Dear Jessica Seinfeld,
I want you to know that I just gave away my copy of your book, “Double Delicious! Good, Simple Food For Busy, Complicated Lives!” Don’t get me wrong, it’s a lovely book! The photos are great and everything looks and sounds delicious and I AM both busy and complicated. But we’ve got to talk about the whole ‘adding pureed vegetables into every meal’ thing.
I got the book at a book sale for a dollar. A DOLLAR! For a nicely made spiral bound cookbook with ultra healthy recipes! I thought to myself: YES! EVERYTHING WILL BE DIFFERENT NOW. I will have no loss in taste or flavor and just be able to sneak in some cauliflower puree. Or sneak in some spinach. We’ll be eating all kinds of veggies! I will be a veggie puree ninja. No one will suspect a thing.
But then it sat. And sat. And sat. For a year. I don’t have many cookbooks, but at this point I’ve used every other cookbook I own except yours, including “Tastes and Tales from Texas”. I suspect the prior owner of this book went through the same steps I have gone through while I owned your book:
- Denial: Yeah, I’m absolutely going to start making vegetable purees for cooking!
- Anger: There are two pages of equipment and three pages of instructions! That’s ALL busy and complicated!!
- Bargaining: I’ll pick up some cauliflower and give it a shot… and we’ll have a cupcake to celebrate!
- Depression: Cauliflower went bad. Cupcake’s eaten. I have to be up early for that thing. Ugh~
- Acceptance: I am never going to do this and should probably get rid of this book.

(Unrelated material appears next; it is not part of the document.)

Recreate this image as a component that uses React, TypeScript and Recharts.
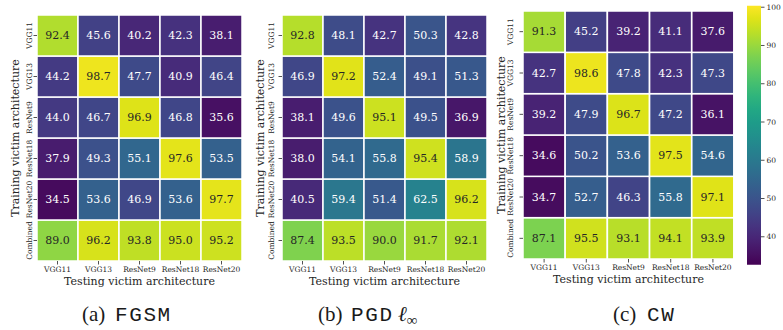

I’m sorry. It’s just that most of us with busy, complicated lives can’t invest in a puree system, take the time to do it, and then go about freezing them. Your entry level bar is too high. In the time it took me to read about it, whoops, I already ordered pizza and it is delicious. I can’t do it. Sorry.
I was looking forward to this inspiring other ways I could do good, simple things for my busy, complicated life. Like hot yoga while waiting at the DMV. Knitting a scarf that I am also casually wearing. Doing a fasting cleanse because I literally can’t get a lunch in.
So again, sorry about this. You know that old saying, “It’s not you, I’m just very tired and I want to go to bed, please.”